The long, hardy root system helps to anchor the soil, preventing run-off and nutrient loss. These deep roots, which grow 10 feet into the soil, can also access water reserves stored much lower down in the water table, providing an increased level of drought-resistance for the crop.

Hearty grain crops, such as Kernza, are generally recognized as having the lowest water requirement compared to fruits, vegetables, and especially water-hogging beef. As water becomes more of a limited resource, it behooves farmers to increase production of drought-resistant crops.

Kernza has a sweet, nutty flavor. Cooks typically blend it with an annual wheat flour to make bread. Kernza need not be blended, as it can make up 100 percent of the flour in quick breads. It can also be used as a pilaf like rice, used in a grain bowl, or just tossed into salads. It is also malted and used as a base for beer and whiskey.

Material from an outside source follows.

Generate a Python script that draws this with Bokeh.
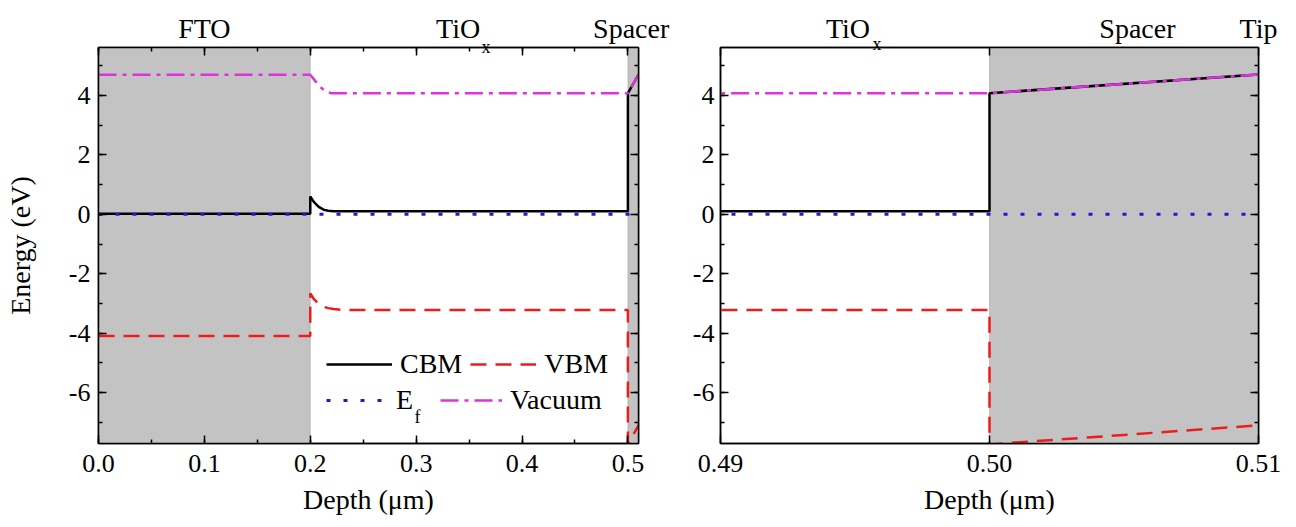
from bokeh.plotting import figure
from bokeh.models import (Range1d, LinearAxis, SingleIntervalTicker, FixedTicker,
                          PrintfTickFormatter, CustomJSTickFormatter, BoxAnnotation,
                          Label, Legend, LegendItem)
from bokeh.layouts import row
from bokeh.embed import file_html
from bokeh.resources import INLINE

# ---------------- data ----------------
cbm_depth = [0.0, 0.2, 0.2, 0.2035, 0.208, 0.213, 0.217, 0.222, 0.23, 0.5, 0.5, 0.51]
cbm_energy = [0.02, 0.02, 0.60, 0.41, 0.25, 0.15, 0.12, 0.105, 0.10, 0.10, 4.08, 4.71]

vbm_depth = [0.0, 0.2, 0.2, 0.2035, 0.208, 0.213, 0.217, 0.222, 0.23, 0.5, 0.5, 0.51]
vbm_energy = [-4.10, -4.10, -2.66, -2.86, -3.02, -3.12, -3.16, -3.19, -3.22, -3.22, -7.75, -7.11]

ef_depth = [0.0, 0.51]
ef_energy = [0.0, 0.0]

vac_depth = [0.0, 0.2, 0.205, 0.21, 0.215, 0.22, 0.5, 0.51]
vac_energy = [4.70, 4.70, 4.48, 4.27, 4.13, 4.08, 4.08, 4.71]

layer_names = ["FTO", "TiO", "Spacer"]
layer_left = [0.0, 0.2, 0.5]
layer_right = [0.2, 0.5, 0.51]
shaded = [True, False, True]
tiox_sub = "x"

series_names = ["CBM", "VBM", "E", "Vacuum"]
ef_sub = "f"

y_ticks_major = 2
energy_range = (-7.72, 5.62)

FONT = "Liberation Serif"


def name_fmt(names):
    return CustomJSTickFormatter(args=dict(names=names), code="return names[index]")


def empty_fmt():
    return CustomJSTickFormatter(code="return ''")


def style(ax):
    ax.axis_line_color = "black"
    ax.axis_line_width = 1.5
    ax.major_tick_in = 8
    ax.major_tick_out = 0
    ax.minor_tick_in = 4
    ax.minor_tick_out = 0
    ax.major_tick_line_width = 1.5
    ax.minor_tick_line_width = 1.5
    ax.major_tick_line_color = "black"
    ax.minor_tick_line_color = "black"
    ax.major_label_text_font = FONT
    ax.major_label_text_font_size = "26px"
    ax.major_label_text_color = "black"
    ax.axis_label_text_font = FONT
    ax.axis_label_text_font_size = "28px"
    ax.axis_label_text_font_style = "normal"
    ax.axis_label_text_color = "black"


def mirror_axis(ticker):
    ax = LinearAxis(ticker=ticker, formatter=empty_fmt())
    style(ax)
    ax.major_label_text_font_size = "0px"
    ax.major_label_standoff = 0
    return ax


def text_axis(positions, names, size, standoff):
    ax = LinearAxis(ticker=FixedTicker(ticks=positions, minor_ticks=[]),
                    formatter=name_fmt(names))
    ax.axis_line_color = None
    ax.major_tick_line_color = None
    ax.major_tick_in = 0
    ax.major_tick_out = 0
    ax.minor_tick_in = 0
    ax.minor_tick_out = 0
    ax.major_label_text_font = FONT
    ax.major_label_text_font_size = size
    ax.major_label_text_color = "black"
    ax.major_label_standoff = standoff
    return ax


def make_panel(x_range, tick_maker, fmt, border_left, frame_w, border_right, ylabel):
    p = figure(frame_width=frame_w, frame_height=396,
               min_border_left=border_left, min_border_right=border_right,
               min_border_top=47, min_border_bottom=84,
               x_range=Range1d(*x_range), y_range=Range1d(*energy_range),
               output_backend="svg", toolbar_location=None,
               background_fill_color="white", border_fill_color="white")
    p.xgrid.visible = False
    p.ygrid.visible = False
    p.outline_line_color = "black"
    p.outline_line_width = 1.5

    for l, r, s in zip(layer_left, layer_right, shaded):
        if s and r > x_range[0] and l < x_range[1]:
            p.add_layout(BoxAnnotation(left=max(l, x_range[0]), right=min(r, x_range[1]),
                                       fill_color="#c3c3c3", fill_alpha=1.0,
                                       line_color="#6e6e6e", line_width=1,
                                       level="underlay"))

    xb = p.xaxis[0]
    xb.ticker = tick_maker()
    xb.formatter = fmt
    xb.axis_label = "Depth (μm)"
    style(xb)
    xb.major_label_standoff = 11
    xb.axis_label_standoff = 9

    yl = p.yaxis[0]
    yl.ticker = SingleIntervalTicker(interval=y_ticks_major, num_minor_ticks=2)
    yl.formatter = PrintfTickFormatter(format="%d")
    style(yl)
    yl.major_label_standoff = 8
    if ylabel:
        yl.axis_label = ylabel
        yl.axis_label_standoff = 30

    p.add_layout(mirror_axis(tick_maker()), "above")
    p.add_layout(mirror_axis(SingleIntervalTicker(interval=y_ticks_major, num_minor_ticks=2)),
                 "right")

    r_cbm = p.line(cbm_depth, cbm_energy, line_color="black", line_width=2.5)
    r_vbm = p.line(vbm_depth, vbm_energy, line_color="#ee1c1c", line_width=2.5,
                   line_dash="16 9")
    r_ef = p.line(ef_depth, ef_energy, line_color="#1c1cc8", line_width=3,
                  line_dash="4 13")
    r_vac = p.line(vac_depth, vac_energy, line_color="#dd33dd", line_width=2.5,
                   line_dash="18 6 4 6")
    return p, (r_cbm, r_vbm, r_ef, r_vac)


def px(xr, fw, n):
    return n * (xr[1] - xr[0]) / fw


# ---------------- left panel ----------------
xr1, fw1 = (0.0, 0.51), 540
p1, (c1, v1, e1, a1) = make_panel(
    xr1, lambda: SingleIntervalTicker(interval=0.1, num_minor_ticks=2),
    PrintfTickFormatter(format="%.1f"), 98, fw1, 42, "Energy (eV)")

centers1 = [(l + r) / 2 for l, r in zip(layer_left, layer_right)]
tio1 = centers1[1] + px(xr1, fw1, -11)
p1.add_layout(text_axis([tio1 + px(xr1, fw1, 28)], [tiox_sub], "18px", -9), "above")
p1.add_layout(text_axis([centers1[0], tio1, centers1[2] - px(xr1, fw1, 2)],
                        layer_names, "28px", -10), "above")


def legend_row(items, loc, spacing, glyph_w):
    lg = Legend(items=items, location=loc, orientation="horizontal",
                border_line_color=None, background_fill_alpha=0.0,
                padding=0, margin=0, spacing=spacing,
                glyph_width=glyph_w, glyph_height=30, label_height=30,
                label_standoff=8, label_text_font=FONT,
                label_text_font_size="28px", label_text_color="black")
    p1.add_layout(lg, "center")


legend_row([LegendItem(label=series_names[0], renderers=[c1]),
            LegendItem(label=series_names[1], renderers=[v1])], (228, 63), 8, 66)
legend_row([LegendItem(label=series_names[2], renderers=[e1]),
            LegendItem(label=series_names[3], renderers=[a1])], (228, 27), 24, 62)
p1.add_layout(Label(x=316, y=27, x_units="screen", y_units="screen", text=ef_sub,
                    text_font=FONT, text_font_size="18px", text_color="black",
                    text_align="left", text_baseline="alphabetic"))

# ---------------- right panel ----------------
xr2, fw2 = (0.49, 0.51), 538
p2, _ = make_panel(
    xr2, lambda: FixedTicker(ticks=[0.49, 0.50, 0.51], minor_ticks=[]),
    PrintfTickFormatter(format="%.2f"), 40, fw2, 38, None)
p2.yaxis[0].major_label_standoff = 6

tio2 = 0.495 - px(xr2, fw2, 7)
p2.add_layout(text_axis([tio2 + px(xr2, fw2, 29)], [tiox_sub], "18px", -6), "above")
p2.add_layout(text_axis([tio2, 0.5055, xr2[1]], [layer_names[1], layer_names[2], "Tip"],
                        "28px", -13), "above")

layout = row(p1, p2)
open("out.html", "w").write(file_html(layout, INLINE))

Kernza is high in protein, antioxidants, and packs in a huge amount of both cholesterol-lowering soluble fiber and gut-health-promoting insoluble fiber. Kernza has 18 grams (g) of fiber per 3.5 ounces, versus 11 g in conventional wheat, and a whooping 19 g of protein compared to wheat’s 9 g. Kernza does not require any special storage or handling, and may even have a much longer shelf life than other grains.

Kernza is a sustainable and environmentally friendly food with health-boosting benefits, and it has the potential to revolutionize farming. You can purchase Kernza, and other regeneratively grown grain products, online or at stores such as Whole Foods Market.